Działanie etykiety polega na tym, że zabarwia się ona i jednocześnie staje całkowicie nieprzejrzysta w momencie gdy produkt traci przydatność do spożycia. Przydatność ta jest monitorowana na wskaźnikach bazujących na zmianie barwy, która może następować w sposób ciągły, np. w przypadku określenia dawki cieplnej jaką otrzyma produkt podczas transportu i przechowywania. Warto jednak wiedzieć, że indykatory zwracają uwagę nie tylko na temperaturę, ale i na czas jej oddziaływania. Oznacza to, że krótkotrwałe podwyższenie temperatury, które nie ma wpływu na jakość temperatury nie powoduje zmiany barwy indykatora.

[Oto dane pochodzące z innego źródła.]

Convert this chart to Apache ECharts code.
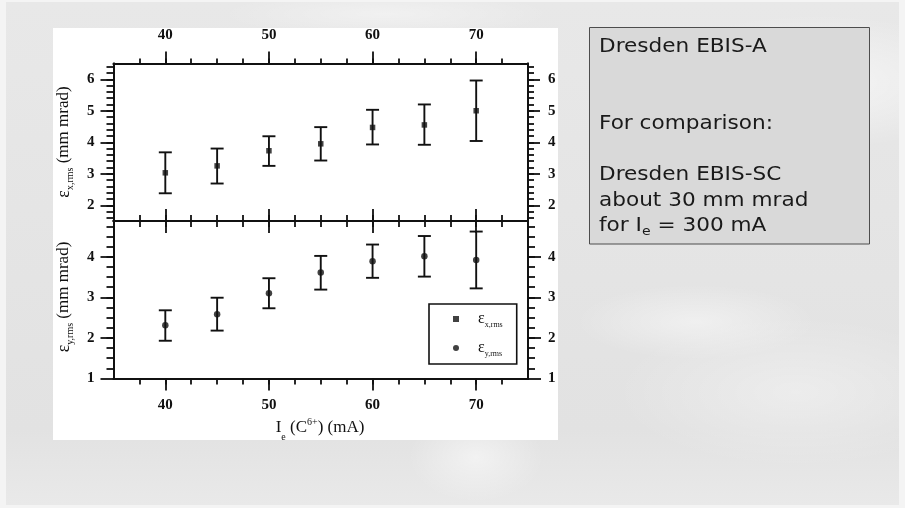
<!DOCTYPE html>
<html>
<head>
<meta charset="utf-8">
<script src="https://cdn.jsdelivr.net/npm/echarts@6/dist/echarts.min.js"></script>
<style>
  html, body { margin: 0; padding: 0; width: 905px; height: 508px; overflow: hidden; background: #f4f4f4; }
  #slide {
    position: absolute; left: 6px; top: 2px; width: 893px; height: 503px;
    background:
      radial-gradient(ellipse 240px 90px at 810px 80px, rgba(255,255,255,0.6), rgba(255,255,255,0) 75%),
      radial-gradient(ellipse 160px 50px at 690px 320px, rgba(255,255,255,0.45), rgba(255,255,255,0) 75%),
      radial-gradient(ellipse 240px 100px at 790px 390px, rgba(255,255,255,0.35), rgba(255,255,255,0) 75%),
      radial-gradient(ellipse 90px 60px at 470px 455px, rgba(255,255,255,0.5), rgba(255,255,255,0) 75%),
      radial-gradient(ellipse 220px 30px at 380px 12px, rgba(255,255,255,0.4), rgba(255,255,255,0) 75%),
      linear-gradient(180deg, #e8e8e8 0%, #e4e4e4 55%, #e2e2e2 85%, #e9e9e9 100%);
  }
  #panel { position: absolute; left: 53px; top: 28px; width: 505px; height: 412px; background: #ffffff; }
  #chart { position: absolute; left: 0; top: 0; width: 905px; height: 508px; }
</style>
</head>
<body>
<div id="slide"></div>
<div id="panel"></div>
<div id="chart"></div>
<script>
// Electron current I_e (mA)
const currents = [40, 45, 50, 55, 60, 65, 70];

// Horizontal rms emittance (mm mrad) with error-bar limits
const emitX     = [3.03, 3.25, 3.73, 3.95, 4.47, 4.55, 5.00];
const emitXLow  = [2.38, 2.69, 3.25, 3.42, 3.93, 3.92, 4.04];
const emitXHigh = [3.68, 3.80, 4.19, 4.48, 5.03, 5.20, 5.96];

// Vertical rms emittance (mm mrad) with error-bar limits
const emitY     = [2.31, 2.58, 3.10, 3.61, 3.89, 4.01, 3.92];
const emitYLow  = [1.93, 2.18, 2.73, 3.19, 3.48, 3.51, 3.22];
const emitYHigh = [2.68, 2.99, 3.47, 4.02, 4.30, 4.51, 4.62];

// Tick labels
const xTickLabels = [40, 50, 60, 70];
const yTopTickLabels = [2, 3, 4, 5, 6];
const yBottomTickLabels = [1, 2, 3, 4];

const INK = '#111111';
const SERIF = '"Liberation Serif", "DejaVu Serif", serif';
const SANS = '"DejaVu Sans", Verdana, sans-serif';

function steps(a, b, s) {
  const out = [];
  for (let v = a; v <= b + 1e-9; v += s) out.push(+v.toFixed(4));
  return out;
}
const xMinor = steps(37.5, 72.5, 2.5);
const yTopMinor = steps(1.6, 6.4, 0.2);
const yBottomMinor = steps(1.25, 4.75, 0.25);

const lineStyle = { color: INK, width: 1.8 };
const labelStyle = { color: INK, fontFamily: SERIF, fontSize: 15, fontWeight: 'bold' };

function xAxis(grid, position, ticks, len, inside, labels, margin) {
  return {
    type: 'value', gridIndex: grid, position, min: 35, max: 75,
    axisLine: { show: true, onZero: false, lineStyle },
    axisTick: { show: true, inside, length: len, customValues: ticks, lineStyle },
    axisLabel: labels ? Object.assign({ show: true, customValues: labels, margin }, labelStyle) : { show: false },
    splitLine: { show: false }
  };
}
function yAxis(grid, position, min, max, ticks, len, labels, margin) {
  return {
    type: 'value', gridIndex: grid, position, min, max,
    axisLine: { show: true, onZero: false, lineStyle },
    axisTick: { show: true, inside: false, length: len, customValues: ticks, lineStyle },
    axisLabel: labels ? Object.assign({ show: true, customValues: labels, margin }, labelStyle) : { show: false },
    splitLine: { show: false }
  };
}

const xAxes = [
  // upper panel
  xAxis(0, 'top', xTickLabels, 12, false, xTickLabels, 21),
  xAxis(0, 'top', xMinor, 5, false, null),
  xAxis(0, 'bottom', xTickLabels, 12, true, null),
  xAxis(0, 'bottom', xMinor, 6, true, null),
  // lower panel
  xAxis(1, 'top', xTickLabels, 12, true, null),
  xAxis(1, 'top', xMinor, 6, true, null),
  xAxis(1, 'bottom', xTickLabels, 12, false, xTickLabels, 19),
  xAxis(1, 'bottom', xMinor, 6, false, null)
];
const yAxes = [
  // upper panel
  yAxis(0, 'left', 1.5, 6.5, yTopTickLabels, 13, yTopTickLabels, 19),
  yAxis(0, 'left', 1.5, 6.5, yTopMinor, 7, null),
  yAxis(0, 'right', 1.5, 6.5, yTopTickLabels, 12, yTopTickLabels, 20),
  yAxis(0, 'right', 1.5, 6.5, yTopMinor, 6, null),
  // lower panel
  yAxis(1, 'left', 1, 4.88, yBottomTickLabels, 13, yBottomTickLabels, 19),
  yAxis(1, 'left', 1, 4.88, yBottomMinor, 7, null),
  yAxis(1, 'right', 1, 4.88, yBottomTickLabels, 13, yBottomTickLabels, 20),
  yAxis(1, 'right', 1, 4.88, yBottomMinor, 7, null)
];

function errorBars(params, api) {
  const x = api.value(0);
  const lo = api.coord([x, api.value(1)]);
  const hi = api.coord([x, api.value(2)]);
  const cap = 6.5;
  const style = { stroke: INK, lineWidth: 1.9 };
  return {
    type: 'group',
    children: [
      { type: 'line', shape: { x1: hi[0], y1: hi[1], x2: lo[0], y2: lo[1] }, style },
      { type: 'line', shape: { x1: hi[0] - cap, y1: hi[1], x2: hi[0] + cap, y2: hi[1] }, style },
      { type: 'line', shape: { x1: lo[0] - cap, y1: lo[1], x2: lo[0] + cap, y2: lo[1] }, style }
    ]
  };
}

const nameX = 'ε x,rms';
const nameY = 'ε y,rms';

const titleRich = {
  e: { fontSize: 18, fontFamily: SERIF, fill: INK },
  s: { fontSize: 10, fontFamily: SERIF, fill: INK, padding: [13, 0, 0, 0] },
  t: { fontSize: 17, fontFamily: SERIF, fill: INK },
  p: { fontSize: 10, fontFamily: SERIF, fill: INK, padding: [0, 0, 12, 0] },
  b: { fontSize: 10, fontFamily: SERIF, fill: INK, padding: [18, 0, 0, 0] }
};

const option = {
  animation: false,
  grid: [
    { left: 113.5, top: 63.5, width: 414.5, height: 157.5 },
    { left: 113.5, top: 221, width: 414.5, height: 157.5 }
  ],
  xAxis: xAxes,
  yAxis: yAxes,
  legend: {
    data: [{ name: nameX, icon: 'rect' }, { name: nameY, icon: 'circle' }],
    orient: 'vertical',
    left: 429, top: 304,
    itemWidth: 6, itemHeight: 6, itemGap: 11,
    padding: [7, 14, 6, 24],
    borderColor: INK, borderWidth: 1.6,
    selectedMode: false,
    formatter: n => n === nameX ? '{g|}{e|ε}{s|x,rms}' : '{g|}{e|ε}{s|y,rms}',
    textStyle: {
      color: INK, fontFamily: SERIF,
      rich: {
        g: { width: 14 },
        e: { fontSize: 16, fontFamily: SERIF, color: INK },
        s: { fontSize: 8, fontFamily: SERIF, color: INK, padding: [12, 0, 0, 0] }
      }
    }
  },
  series: [
    {
      name: 'x error', type: 'custom', xAxisIndex: 0, yAxisIndex: 0,
      renderItem: errorBars, encode: { x: 0, y: [1, 2] }, z: 2,
      data: currents.map((c, i) => [c, emitXLow[i], emitXHigh[i]])
    },
    {
      name: nameX, type: 'scatter', xAxisIndex: 0, yAxisIndex: 0,
      symbol: 'rect', symbolSize: 5.5, itemStyle: { color: INK }, z: 3,
      data: currents.map((c, i) => [c, emitX[i]])
    },
    {
      name: 'y error', type: 'custom', xAxisIndex: 4, yAxisIndex: 4,
      renderItem: errorBars, encode: { x: 0, y: [1, 2] }, z: 2,
      data: currents.map((c, i) => [c, emitYLow[i], emitYHigh[i]])
    },
    {
      name: nameY, type: 'scatter', xAxisIndex: 4, yAxisIndex: 4,
      symbol: 'circle', symbolSize: 6.5, itemStyle: { color: INK }, z: 3,
      data: currents.map((c, i) => [c, emitY[i]])
    }
  ],
  graphic: [
    // axis titles
    {
      type: 'text', x: 64, y: 142, rotation: Math.PI / 2,
      style: {
        text: '{e|ε}{s|x,rms}{t| (mm mrad)}',
        align: 'center', verticalAlign: 'middle', textAlign: 'center', textVerticalAlign: 'middle',
        fill: INK, rich: titleRich
      }
    },
    {
      type: 'text', x: 64, y: 297, rotation: Math.PI / 2,
      style: {
        text: '{e|ε}{s|y,rms}{t| (mm mrad)}',
        align: 'center', verticalAlign: 'middle', textAlign: 'center', textVerticalAlign: 'middle',
        fill: INK, rich: titleRich
      }
    },
    {
      type: 'text', x: 320, y: 428,
      style: {
        text: '{t|I}{b|e}{t| (C}{p|6+}{t|) (mA)}',
        align: 'center', verticalAlign: 'middle', textAlign: 'center', textVerticalAlign: 'middle',
        fill: INK, rich: titleRich
      }
    },
    // note box
    {
      type: 'rect', shape: { x: 589.5, y: 27.5, width: 280, height: 216.5 },
      style: { fill: '#d9d9d9', stroke: '#4d4d4d', lineWidth: 1 }
    },
    {
      type: 'group', x: 599, y: 0, scaleX: 1.08,
      children: [
        { type: 'text', x: 0, y: 47, style: { text: 'Dresden EBIS-A', fontSize: 20, fontFamily: SANS, fill: '#1a1a1a', verticalAlign: 'middle', textVerticalAlign: 'middle' } },
        { type: 'text', x: 0, y: 124, style: { text: 'For comparison:', fontSize: 20, fontFamily: SANS, fill: '#1a1a1a', verticalAlign: 'middle', textVerticalAlign: 'middle' } },
        { type: 'text', x: 0, y: 175, style: { text: 'Dresden EBIS-SC', fontSize: 20, fontFamily: SANS, fill: '#1a1a1a', verticalAlign: 'middle', textVerticalAlign: 'middle' } },
        { type: 'text', x: 0, y: 200.5, style: { text: 'about 30 mm mrad', fontSize: 20, fontFamily: SANS, fill: '#1a1a1a', verticalAlign: 'middle', textVerticalAlign: 'middle' } },
        {
          type: 'text', x: 0, y: 226,
          style: {
            text: '{t|for I}{s|e}{t| = 300 mA}', fill: '#1a1a1a', verticalAlign: 'middle', textVerticalAlign: 'middle',
            rich: {
              t: { fontSize: 20, fontFamily: SANS, fill: '#1a1a1a' },
              s: { fontSize: 13, fontFamily: SANS, fill: '#1a1a1a', padding: [12, 0, 0, 0] }
            }
          }
        }
      ]
    }
  ]
};

const chart = echarts.init(document.getElementById('chart'), null, { renderer: 'canvas' });
chart.setOption(option);
</script>
</body>
</html>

Choć indykatory to myśl technologiczna, która przyszła do Polski z zagranicy, to jednak od jakiegoś czasu także rodzimi producenci zaczynają się specjalizować w tego typu udoskonaleniach oferowanych sektorowi opakowaniowemu.

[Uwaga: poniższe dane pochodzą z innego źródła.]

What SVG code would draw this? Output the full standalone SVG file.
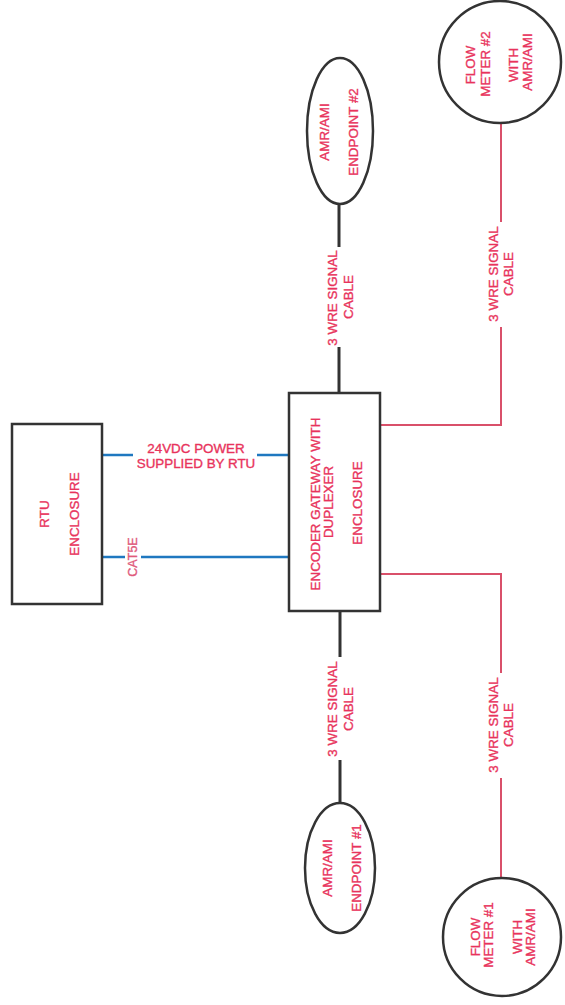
<svg xmlns="http://www.w3.org/2000/svg" width="565" height="1005" viewBox="0 0 565 1005">
<style>
.box{fill:#fff;stroke:#333;stroke-width:2.5}
.t{font-family:"Liberation Sans",Arial,sans-serif;font-size:13.4px;fill:#e8335c;stroke:#e8335c;stroke-width:0.35;text-anchor:middle}
.blk{stroke:#333;stroke-width:3;fill:none}
.red{stroke:#d9506a;stroke-width:2;fill:none}
.blu{stroke:#1f78c0;stroke-width:2.5;fill:none}
</style>
<rect width="565" height="1005" fill="#fff"/>
<g id="connectors">
<line class="blk" x1="339" y1="204" x2="339" y2="247"/>
<line class="blk" x1="339" y1="347" x2="339" y2="393"/>
<line class="blk" x1="340" y1="611" x2="340" y2="657"/>
<line class="blk" x1="340" y1="760" x2="340" y2="803"/>
<polyline class="red" points="380,425 501,425 501,327"/>
<line class="red" x1="501" y1="222" x2="501" y2="123"/>
<polyline class="red" points="380,574 501,574 501,673"/>
<line class="red" x1="501" y1="778" x2="501" y2="878"/>
<line class="blu" x1="102" y1="455" x2="133" y2="455"/>
<line class="blu" x1="257" y1="455" x2="289" y2="455"/>
<line class="blu" x1="102" y1="557" x2="125" y2="557"/>
<line class="blu" x1="141" y1="557" x2="289" y2="557"/>
<text class="t" x="196" y="453">24VDC POWER</text>
<text class="t" x="196" y="468">SUPPLIED BY RTU</text>
<text class="t" style="font-size:12.5px;fill:#e05a7c;stroke:#e05a7c" transform="translate(137,557) rotate(-90)">CAT5E</text>
<text class="t" transform="translate(337,298) rotate(-90)">3 WRE SIGNAL</text>
<text class="t" transform="translate(353,297) rotate(-90)">CABLE</text>
<text class="t" transform="translate(498,274) rotate(-90)">3 WRE SIGNAL</text>
<text class="t" transform="translate(513,274) rotate(-90)">CABLE</text>
<text class="t" transform="translate(337,709) rotate(-90)">3 WRE SIGNAL</text>
<text class="t" transform="translate(353,709) rotate(-90)">CABLE</text>
<text class="t" transform="translate(498,725) rotate(-90)">3 WRE SIGNAL</text>
<text class="t" transform="translate(513,725) rotate(-90)">CABLE</text>
</g>
<g id="rtu">
<rect class="box" x="12" y="424" width="90" height="180"/>
<text class="t" transform="translate(49,514) rotate(-90)">RTU</text>
<text class="t" transform="translate(79,514) rotate(-90)">ENCLOSURE</text>
</g>
<g id="gateway">
<rect class="box" x="289" y="393" width="91" height="218"/>
<text class="t" transform="translate(320,504) rotate(-90)">ENCODER GATEWAY WITH</text>
<text class="t" transform="translate(333,502) rotate(-90)">DUPLEXER</text>
<text class="t" transform="translate(362,503) rotate(-90)">ENCLOSURE</text>
</g>
<g id="endpoint2">
<ellipse class="box" cx="340" cy="131" rx="33" ry="73"/>
<text class="t" transform="translate(329,132) rotate(-90)">AMR/AMI</text>
<text class="t" transform="translate(358,132) rotate(-90)">ENDPOINT #2</text>
</g>
<g id="endpoint1">
<ellipse class="box" cx="340" cy="868" rx="35" ry="65"/>
<text class="t" transform="translate(332,868) rotate(-90)">AMR/AMI</text>
<text class="t" transform="translate(361,868) rotate(-90)">ENDPOINT #1</text>
</g>
<g id="flowmeter2">
<circle class="box" cx="500" cy="62" r="61"/>
<text class="t" transform="translate(475,65) rotate(-90)">FLOW</text>
<text class="t" transform="translate(490,64) rotate(-90)">METER #2</text>
<text class="t" transform="translate(518,65) rotate(-90)">WITH</text>
<text class="t" transform="translate(532,62) rotate(-90)">AMR/AMI</text>
</g>
<g id="flowmeter1">
<circle class="box" cx="502" cy="937" r="59"/>
<text class="t" transform="translate(480,937) rotate(-90)">FLOW</text>
<text class="t" transform="translate(493,935) rotate(-90)">METER #1</text>
<text class="t" transform="translate(522,937) rotate(-90)">WITH</text>
<text class="t" transform="translate(535,937) rotate(-90)">AMR/AMI</text>
</g>
</svg>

Przykładem niech będzie gdańska firma Invenview i opracowane przez nią indykatory Coolid. Są to inteligentne etykiety informujące o jakości i długości życia produktu, do którego jest ona zaaplikowana. Temperatury krytyczne, po których przekroczeniu na indykatorze występuje wskazanie mogą być dowolnie ustalone w zakresie od - 18 st. C do 0 st. C.
Jeśli chodzi o zestawienie najbardziej popularnych wskaźników używanych w opakowaniach inteligentnych wraz z ich zastosowaniem, to w przemyśle spożywczym dominują wskaźniki tlenowe: barwniki redox lub wskaźniki pH. Przy ochronie przy zbyt niskich temperaturach pomocne są wskaźniki temperaturowe, np. ciecz wskaźnikowa. Wskaźniki temperaturowo-czasowe to z kolei przechowywanie i transport chłodniczy. Dla opakowań tekturowych doskonale nadają się natomiast specjalne wskaźniki otwarcia w postaci odpowiednich taśm.